Morphology controlled fabrication of porous magnesium oxide nanostructures for the efficient elimination of methyl orange

Magnesium oxide-based adsorbents (MGO-A) with different morphologies were synthesized via the hexamethylene tetramine-assisted hydrothermal method. The role of four anions in the reaction system, chloride (Cl ⁻ ), nitrate (NO 3 ⁻ ), sulfate (SO 4 2⁻ ), and acetate (C 2 H 3 O 2 2⁻ ) was systematically investigated to determine the properties of the MgO. Standard characterization techniques were used, such as X-ray diffraction, scanning electron microscopy, transmission electron microscopy, and surface area and pore size interpretations. The kinetics and adsorption isotherm were studied for removal of the dye methyl orange. The dye’s rapid removal led to equilibrium being reached within 5 min.
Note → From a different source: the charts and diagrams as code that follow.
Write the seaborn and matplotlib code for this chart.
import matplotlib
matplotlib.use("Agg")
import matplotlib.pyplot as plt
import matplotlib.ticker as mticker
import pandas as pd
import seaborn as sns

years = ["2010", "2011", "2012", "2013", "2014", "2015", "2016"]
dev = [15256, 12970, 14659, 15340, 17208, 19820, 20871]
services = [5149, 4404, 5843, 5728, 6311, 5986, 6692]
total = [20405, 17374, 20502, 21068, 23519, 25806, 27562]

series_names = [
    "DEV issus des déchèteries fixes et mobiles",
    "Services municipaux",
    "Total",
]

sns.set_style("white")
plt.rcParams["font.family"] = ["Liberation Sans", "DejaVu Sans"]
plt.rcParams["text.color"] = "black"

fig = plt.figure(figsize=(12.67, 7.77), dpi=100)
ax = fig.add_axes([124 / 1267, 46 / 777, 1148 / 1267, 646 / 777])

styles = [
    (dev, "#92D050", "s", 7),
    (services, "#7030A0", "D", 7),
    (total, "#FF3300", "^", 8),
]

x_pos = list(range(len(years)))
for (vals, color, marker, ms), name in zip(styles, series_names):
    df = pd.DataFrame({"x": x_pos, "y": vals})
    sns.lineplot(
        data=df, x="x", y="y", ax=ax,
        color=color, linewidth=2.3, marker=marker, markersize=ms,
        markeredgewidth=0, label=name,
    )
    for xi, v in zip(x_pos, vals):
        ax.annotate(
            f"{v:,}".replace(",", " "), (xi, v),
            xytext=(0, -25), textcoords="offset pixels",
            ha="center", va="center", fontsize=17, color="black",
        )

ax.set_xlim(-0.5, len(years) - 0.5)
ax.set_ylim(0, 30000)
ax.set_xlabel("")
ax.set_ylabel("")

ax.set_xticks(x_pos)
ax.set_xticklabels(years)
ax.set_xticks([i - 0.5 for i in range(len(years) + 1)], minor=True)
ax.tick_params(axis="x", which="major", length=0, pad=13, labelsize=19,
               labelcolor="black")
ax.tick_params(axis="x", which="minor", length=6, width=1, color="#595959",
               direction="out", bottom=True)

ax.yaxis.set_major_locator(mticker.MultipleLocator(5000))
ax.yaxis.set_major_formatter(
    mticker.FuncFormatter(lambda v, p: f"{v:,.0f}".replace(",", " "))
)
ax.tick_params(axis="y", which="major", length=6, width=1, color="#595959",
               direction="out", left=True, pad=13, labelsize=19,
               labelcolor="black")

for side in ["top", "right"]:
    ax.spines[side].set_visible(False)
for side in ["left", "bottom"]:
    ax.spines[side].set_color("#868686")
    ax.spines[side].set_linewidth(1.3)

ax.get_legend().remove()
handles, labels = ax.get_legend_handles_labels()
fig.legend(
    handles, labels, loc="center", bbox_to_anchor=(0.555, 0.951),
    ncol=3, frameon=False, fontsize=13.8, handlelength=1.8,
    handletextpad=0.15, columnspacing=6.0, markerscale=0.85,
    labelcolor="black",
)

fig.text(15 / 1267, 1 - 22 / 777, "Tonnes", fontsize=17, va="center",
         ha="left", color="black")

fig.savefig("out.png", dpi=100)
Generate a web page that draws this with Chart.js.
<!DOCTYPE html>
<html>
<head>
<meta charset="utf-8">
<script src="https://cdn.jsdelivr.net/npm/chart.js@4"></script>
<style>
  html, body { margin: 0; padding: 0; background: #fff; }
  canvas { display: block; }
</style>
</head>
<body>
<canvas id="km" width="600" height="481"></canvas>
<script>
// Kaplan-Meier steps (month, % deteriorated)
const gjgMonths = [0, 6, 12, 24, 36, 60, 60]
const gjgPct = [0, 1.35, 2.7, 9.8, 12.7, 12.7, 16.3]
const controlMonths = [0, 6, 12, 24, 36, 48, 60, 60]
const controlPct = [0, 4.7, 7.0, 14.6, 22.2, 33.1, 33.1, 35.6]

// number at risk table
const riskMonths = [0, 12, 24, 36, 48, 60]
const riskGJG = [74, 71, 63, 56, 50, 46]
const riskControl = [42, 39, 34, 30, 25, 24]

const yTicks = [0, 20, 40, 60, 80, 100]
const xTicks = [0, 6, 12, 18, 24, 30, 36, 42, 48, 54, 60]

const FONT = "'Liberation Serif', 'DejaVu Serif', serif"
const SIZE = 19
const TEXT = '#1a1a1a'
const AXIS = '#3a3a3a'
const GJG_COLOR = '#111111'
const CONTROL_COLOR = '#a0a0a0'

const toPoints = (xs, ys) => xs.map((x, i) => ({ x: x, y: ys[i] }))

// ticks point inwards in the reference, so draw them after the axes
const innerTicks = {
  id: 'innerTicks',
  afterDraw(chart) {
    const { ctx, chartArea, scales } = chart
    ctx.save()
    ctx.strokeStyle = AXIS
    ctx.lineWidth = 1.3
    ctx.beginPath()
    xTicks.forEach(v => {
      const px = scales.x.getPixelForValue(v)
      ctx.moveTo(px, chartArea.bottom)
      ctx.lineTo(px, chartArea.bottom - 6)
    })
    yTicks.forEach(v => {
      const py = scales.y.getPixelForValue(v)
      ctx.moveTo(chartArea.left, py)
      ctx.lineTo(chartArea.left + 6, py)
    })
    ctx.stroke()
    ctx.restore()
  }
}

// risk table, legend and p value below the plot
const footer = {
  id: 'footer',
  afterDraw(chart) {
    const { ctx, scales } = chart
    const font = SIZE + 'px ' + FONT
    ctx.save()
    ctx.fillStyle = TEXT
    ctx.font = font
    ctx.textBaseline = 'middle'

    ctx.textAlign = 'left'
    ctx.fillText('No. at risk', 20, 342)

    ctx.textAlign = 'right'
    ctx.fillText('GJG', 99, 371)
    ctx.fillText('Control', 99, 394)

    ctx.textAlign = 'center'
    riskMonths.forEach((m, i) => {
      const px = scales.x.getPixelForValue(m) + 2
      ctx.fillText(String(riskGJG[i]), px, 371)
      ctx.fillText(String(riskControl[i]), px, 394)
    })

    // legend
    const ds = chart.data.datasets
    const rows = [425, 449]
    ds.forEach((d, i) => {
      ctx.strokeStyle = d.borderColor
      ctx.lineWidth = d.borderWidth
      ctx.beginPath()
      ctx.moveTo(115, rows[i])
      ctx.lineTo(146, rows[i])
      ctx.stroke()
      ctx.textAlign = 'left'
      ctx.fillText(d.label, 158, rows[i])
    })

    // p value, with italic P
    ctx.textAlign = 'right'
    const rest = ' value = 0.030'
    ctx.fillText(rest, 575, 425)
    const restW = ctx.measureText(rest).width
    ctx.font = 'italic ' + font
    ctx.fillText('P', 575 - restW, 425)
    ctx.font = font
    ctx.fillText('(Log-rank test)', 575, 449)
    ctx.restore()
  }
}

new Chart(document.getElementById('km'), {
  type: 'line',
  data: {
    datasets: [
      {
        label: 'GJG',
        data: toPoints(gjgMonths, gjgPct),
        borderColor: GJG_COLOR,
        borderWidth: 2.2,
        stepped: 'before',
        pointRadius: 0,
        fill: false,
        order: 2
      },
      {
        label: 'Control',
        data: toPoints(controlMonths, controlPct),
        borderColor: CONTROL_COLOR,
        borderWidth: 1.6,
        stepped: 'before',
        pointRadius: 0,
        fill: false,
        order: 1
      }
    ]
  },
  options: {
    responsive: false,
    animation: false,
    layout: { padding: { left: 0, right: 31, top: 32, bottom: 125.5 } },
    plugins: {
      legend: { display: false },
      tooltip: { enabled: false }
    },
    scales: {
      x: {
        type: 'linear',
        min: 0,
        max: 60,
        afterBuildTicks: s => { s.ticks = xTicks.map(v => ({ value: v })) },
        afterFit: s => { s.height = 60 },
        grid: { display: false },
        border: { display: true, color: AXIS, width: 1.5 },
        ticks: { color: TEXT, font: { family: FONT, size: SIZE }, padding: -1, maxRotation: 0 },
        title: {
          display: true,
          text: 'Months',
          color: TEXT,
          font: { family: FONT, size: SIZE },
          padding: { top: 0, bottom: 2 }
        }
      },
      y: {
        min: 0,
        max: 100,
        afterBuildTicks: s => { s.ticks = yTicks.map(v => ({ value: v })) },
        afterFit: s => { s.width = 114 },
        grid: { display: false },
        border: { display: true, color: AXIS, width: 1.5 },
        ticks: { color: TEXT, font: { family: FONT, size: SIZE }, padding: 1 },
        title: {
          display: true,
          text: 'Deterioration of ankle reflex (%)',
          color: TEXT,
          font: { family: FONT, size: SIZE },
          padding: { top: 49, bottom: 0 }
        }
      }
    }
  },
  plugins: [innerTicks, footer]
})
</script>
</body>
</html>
The correlation coefficient values indicate more applicability of pseudo-second-order kinetics than the pseudo-first-order kinetics. Both physisorption and chemisorption can be a pathway towards successfully removing methyl orange. The adsorption isotherm shows that the maximum capacity of the material is very high, 1,062 mg/g for MGO-A. In light of these results, it appears this material holds promise as a dye removal material.